Payroll tax increases and high gasoline prices have pushed consumers to dine out less. But tax refunds, which are rolling in, may bring relief to the limping restaurant industry.
"Payroll tax takes its negative toll. Starting February consumers have less money — low- and middle-income groups," said Darren Tristano, a restaurant industry analyst at Technomic, a market researcher.
The payroll tax was raised in January two percentage points to its previous level from 2010. (Read more: Payroll Tax Hike Will Affect Your Paycheck and Economy)
According to research from the National Retail Federation that was released in February, nearly three-quarters of Americans said they're adjusting spending because of the payroll tax change. Plus, 16 percent of those surveyed said they're eating out less, and 15 percent are using coupons more often, according to the retail group.

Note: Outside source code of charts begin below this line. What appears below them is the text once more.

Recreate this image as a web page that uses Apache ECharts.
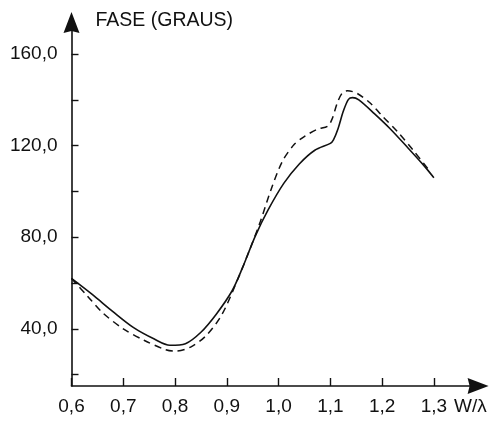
<!DOCTYPE html>
<html>
<head>
<meta charset="utf-8">
<script src="https://cdn.jsdelivr.net/npm/echarts@6/dist/echarts.min.js"></script>
<style>
  html, body { margin: 0; padding: 0; background: #fff; }
  #chart { width: 496px; height: 421px; }
</style>
</head>
<body>
<div id="chart"></div>
<script>
// W/λ values and phase (degrees) for the two curves
const solidX = [0.60, 0.64, 0.68, 0.72, 0.76, 0.79, 0.82, 0.85, 0.88, 0.91, 0.93, 0.955, 0.98, 1.01, 1.04, 1.07, 1.10, 1.106, 1.115, 1.125, 1.135, 1.143, 1.155, 1.185, 1.215, 1.25, 1.28, 1.30];
const solidY = [62.0, 55.0, 47.5, 40.5, 35.5, 32.8, 33.5, 38.5, 46.5, 56.5, 66.5, 80.5, 92.0, 103.5, 112.0, 118.0, 121.0, 122.5, 127.5, 135.0, 140.2, 141.0, 140.0, 134.0, 127.5, 119.0, 111.5, 106.0];

const dashX = [0.60, 0.63, 0.66, 0.70, 0.74, 0.78, 0.80, 0.83, 0.86, 0.89, 0.92, 0.945, 0.965, 0.985, 1.007, 1.03, 1.05, 1.075, 1.095, 1.104, 1.113, 1.123, 1.133, 1.152, 1.178, 1.20, 1.23, 1.26, 1.29];
const dashY = [62.0, 54.5, 47.0, 40.0, 35.0, 31.0, 30.2, 32.0, 37.0, 46.0, 61.0, 75.0, 87.0, 100.5, 113.0, 120.5, 124.0, 127.2, 128.5, 132.0, 138.4, 143.0, 144.0, 142.8, 138.4, 133.0, 126.0, 118.0, 109.5];

// axis ticks and labels
const xTicks = [0.6, 0.7, 0.8, 0.9, 1.0, 1.1, 1.2, 1.3];
const yTicks = [20, 40, 60, 80, 100, 120, 140, 160];
const yLabels = [40, 80, 120, 160];

const ink = '#111';
const font = 'Liberation Sans, Arial, Helvetica, sans-serif';
// solid arrow head, tip pointing along the axis
const arrowHead = 'path://M8,0 L16,21 L8,19 L0,21 Z';

const pairs = (xs, ys) => xs.map((x, i) => [x, ys[i]]);
const comma = v => Number(v).toFixed(1).replace('.', ',');

const chart = echarts.init(document.getElementById('chart'), null, { renderer: 'canvas' });
chart.setOption({
  animation: false,
  backgroundColor: '#fff',
  grid: { left: 71.5, top: 22.5, width: 406.6, height: 363.5, containLabel: false },
  xAxis: {
    type: 'value',
    min: 0.6,
    max: 1.3854,
    name: 'W/λ',
    nameLocation: 'end',
    nameGap: -24,
    nameTextStyle: { color: ink, fontSize: 19, fontFamily: font, verticalAlign: 'top', padding: [11, 0, 0, 0] },
    axisLine: { lineStyle: { color: ink, width: 1.6 }, symbol: ['none', arrowHead], symbolSize: [16, 21] },
    axisTick: { inside: true, length: 8, lineStyle: { color: ink, width: 1.4 }, customValues: xTicks },
    axisLabel: { color: ink, fontSize: 19, fontFamily: font, margin: 11, customValues: xTicks, formatter: comma },
    splitLine: { show: false }
  },
  yAxis: {
    type: 'value',
    min: 15,
    max: 173.8,
    name: 'FASE (GRAUS)',
    nameLocation: 'end',
    nameGap: 1.5,
    nameTextStyle: { color: ink, fontSize: 19.5, fontFamily: font, align: 'left', verticalAlign: 'middle', padding: [0, 0, 0, 24] },
    axisLine: { show: true, lineStyle: { color: ink, width: 1.6 }, symbol: ['none', arrowHead], symbolSize: [16, 21] },
    axisTick: { show: true, inside: true, length: 7, lineStyle: { color: ink, width: 1.4 }, customValues: yTicks },
    axisLabel: { color: ink, fontSize: 19, fontFamily: font, margin: 14, customValues: yLabels, formatter: comma },
    splitLine: { show: false }
  },
  series: [
    {
      type: 'line',
      data: pairs(solidX, solidY),
      smooth: 0.3,
      showSymbol: false,
      lineStyle: { color: ink, width: 1.6, type: 'solid' }
    },
    {
      type: 'line',
      data: pairs(dashX, dashY),
      smooth: 0.3,
      showSymbol: false,
      lineStyle: { color: ink, width: 1.5, type: [7, 5] }
    }
  ]
});
</script>
</body>
</html>
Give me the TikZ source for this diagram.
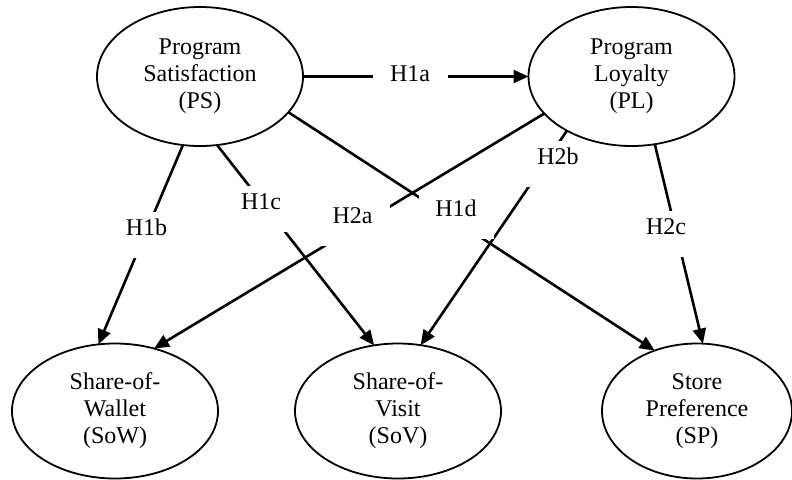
\documentclass[tikz,border=0pt]{standalone}
\usepackage{fontspec}
\setmainfont{Liberation Serif}
\usetikzlibrary{arrows.meta,backgrounds,shapes.geometric}
\begin{document}
\begin{tikzpicture}[x=1pt,y=-1pt,
  font=\fontsize{24}{27}\selectfont,
  var/.style={ellipse, draw, line width=1.8pt, minimum width=206pt, minimum height=139pt,
              inner sep=0pt, outer sep=0pt, align=center},
  conn/.style={line width=2.6pt, -{Triangle[length=15pt,width=13pt]}},
  hyp/.style={fill=white, inner sep=0pt, minimum width=75pt,
              text height=23pt, text depth=23pt, anchor=base}
]
\useasboundingbox (0,0) rectangle (792,479);

\node[var] (PS) at (200,76.5) {Program\\Satisfaction\\(PS)};
\node[var] (PL) at (631.5,76.5) {Program\\Loyalty\\(PL)};
\node[var, minimum height=135pt] (SoW) at (115,411) {Share-of-\\Wallet\\(SoW)};
\node[var, minimum height=135pt] (SoV) at (398,411) {Share-of-\\Visit\\(SoV)};
\node[var, minimum height=135pt, minimum width=190pt] (SP) at (697,411) {Store\\Preference\\(SP)};

\begin{scope}[on background layer]
  \draw[conn] (PS.east) -- (PL.west);
  \draw[conn] (PS.-104) -- (SoW.104.8);
  \draw[conn] (PS.-76) -- (SoV.110.2);
  \draw[conn] (PS.-22) -- (SP.125.4);
  \draw[conn] (PL.-157.5) -- (SoW.58.9);
  \draw[conn] (PL.-140) -- (SoV.71);
  \draw[conn] (PL.-71) -- (SP.85.9);

  \node[hyp] (h1a) at (410,81) {H1a};
  \node[hyp] (h1b) at (146.5,235) {H1b};
  \node[hyp] (h1c) at (261,209) {H1c};
  \node[hyp] (h1d) at (456,216) {H1d};
  \node[hyp] (h2a) at (352.5,223) {H2a};
  \node[hyp] (h2b) at (558,164) {H2b};
  \node[hyp] (h2c) at (666,234) {H2c};
\end{scope}
\end{tikzpicture}
\end{document}
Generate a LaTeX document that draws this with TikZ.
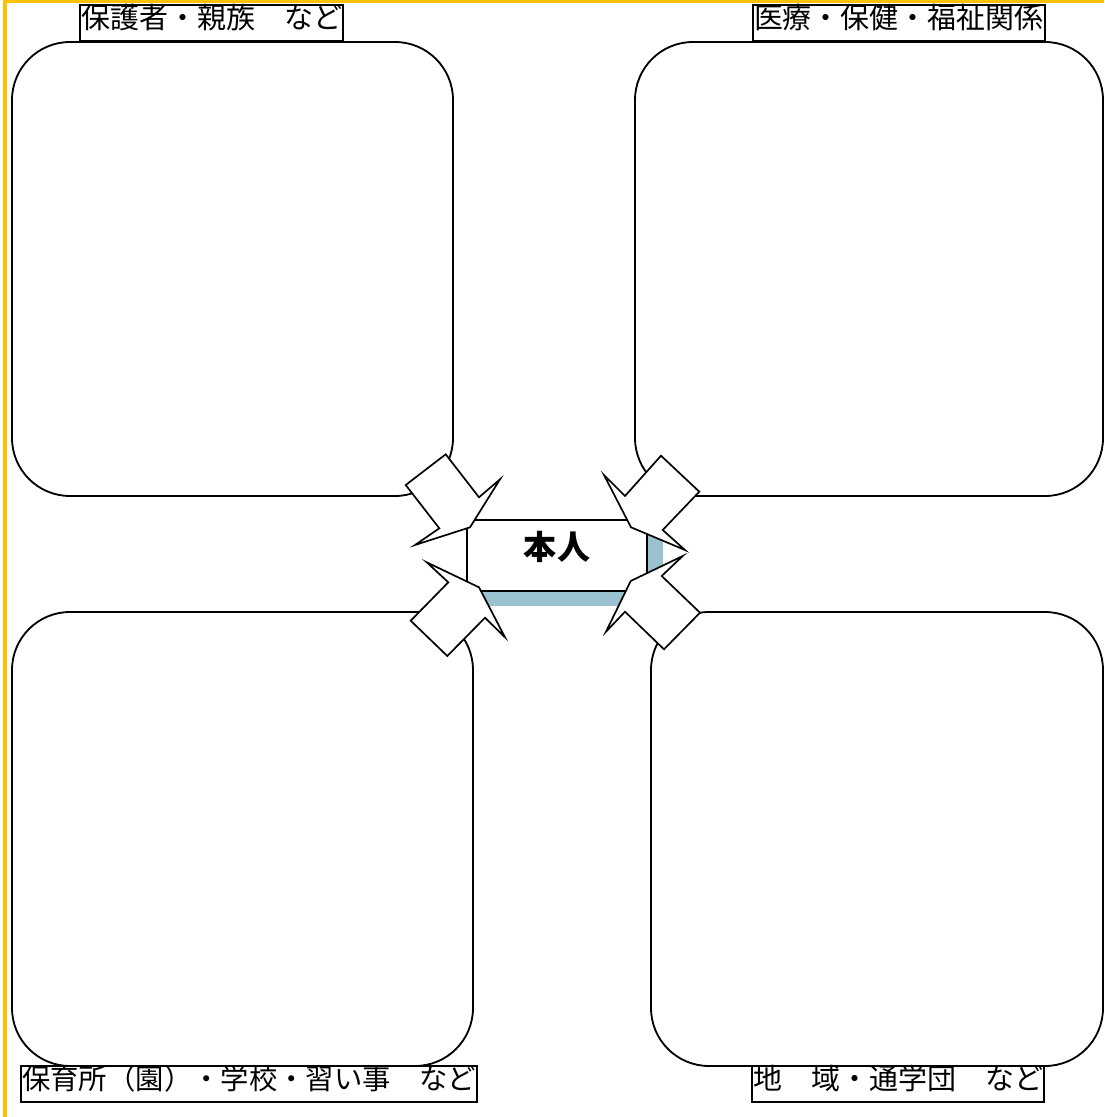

Rising fuel prices have hit restaurants even harder. More than 37 percent of those surveyed said they're eating out less because of the gas prices, according to a separate survey from the retail group.
Value is King
Given tighter wallets, it's no surprise consumers are looking for more value, said Tristano of Technomic. Pizza and burger chains will likely grow further during the next few months as they offer more value. Tristano sees a slow growth of 1 percent (adjusted for inflation) for the restaurant industry in 2013.
"Hopefully those tax returns coming in will give us a boost in terms of sales," said Tristano, "Enough to offset, perhaps, the impact of the payroll tax."
With fuel prices forecast to climb further, dining out will be trickier for consumers. But restaurants catering to more wealthy customers won't be hit as hard by payroll tax fluctuations, the analyst said.